In the third act of the movie as all hell is breaking loose, the movie plays pretty fast and loose with its science. This is probably my biggest knock against the movie. Not in a Neil deGrasse Tyson pissy "um actually" tweet kinda way, but more in the sense that it made the threat of danger feel uneven. In one scene, meteors tear a hole into the room our heroes are in, and they run the risk of getting sucked out into space! But a few scenes later and the crew have found themselves clinging to the outside of the ship, in the middle of space, and the only threats seems to be that space is sorta windy. But not too windy. Outer space seems like a yellow flag kinda place. That one's for the Floridians out there.
I guess at this point I should talk about the ending. Our heroes and villains all go through the black hole. And I guess Reinhardt and his robot Maximillian (that's the name of the actor! Woah I just got that!) fuse together and rule their zombie cyborg abominations in the hell that is the middle of the black hole? Maybe this movie is pretty dark. I mean, it's the only Disney movie I can think of where a guy gets his guts completely destroyed by spinning blades and a cute robot says "the damage is irreversible, death is their only release". As for the heroes? They go through a... white glowing space cathedral corridor (complete with space angel) and escape the black hole unharmed! Hooray! Where are they now? Shrug! The end.
After watching the movie I was reading up on a proposed remake that was announced in 2009 and cancelled a handful of years later, which is a shame. The Black Hole deserves a decent remake, but I couldn't even begin to suggest who could take a crack at it. Actually, yes I could: The Black Hole feels like it would be right at home as a circa-2006 Doctor Who episode. I don't mean that as an insult.

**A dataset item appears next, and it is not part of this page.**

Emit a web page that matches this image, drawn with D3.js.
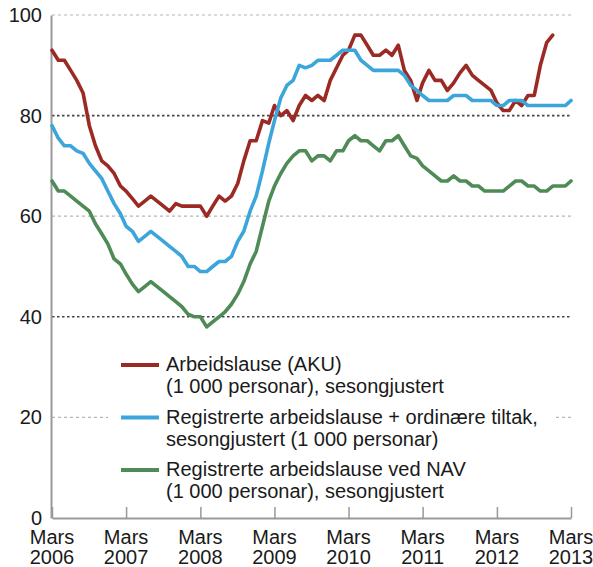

The one final thing I'll say about The Black Hole was the inclusion of a couple of scenes where the Palomino crew are whisked away from one part of the Cygnus to the other on these little trams. It got me thinking a lot about how Space Mountain was built a few years before this movie was released, and how this tram ride is shot to look kind of rollercoaster-esque. I wonder if the head honchos at Disney planned on retheming Space Mountain if The Black Hole had really taken off at the box office. It wouldn't be too hard to change the ride: You're one of the intrepid explorers trying to escape the wreckage of the Cygnus and the titular black hole! Dodge meteors and Maximillian's lasers! The tunnel full of neon stars could be changed to the black hole interior hellscape! Of course, retheming Space Mountain to The Black Hole means we would lose a Disney attraction that isn't based on an already existing IP, and we need to protect those at all costs.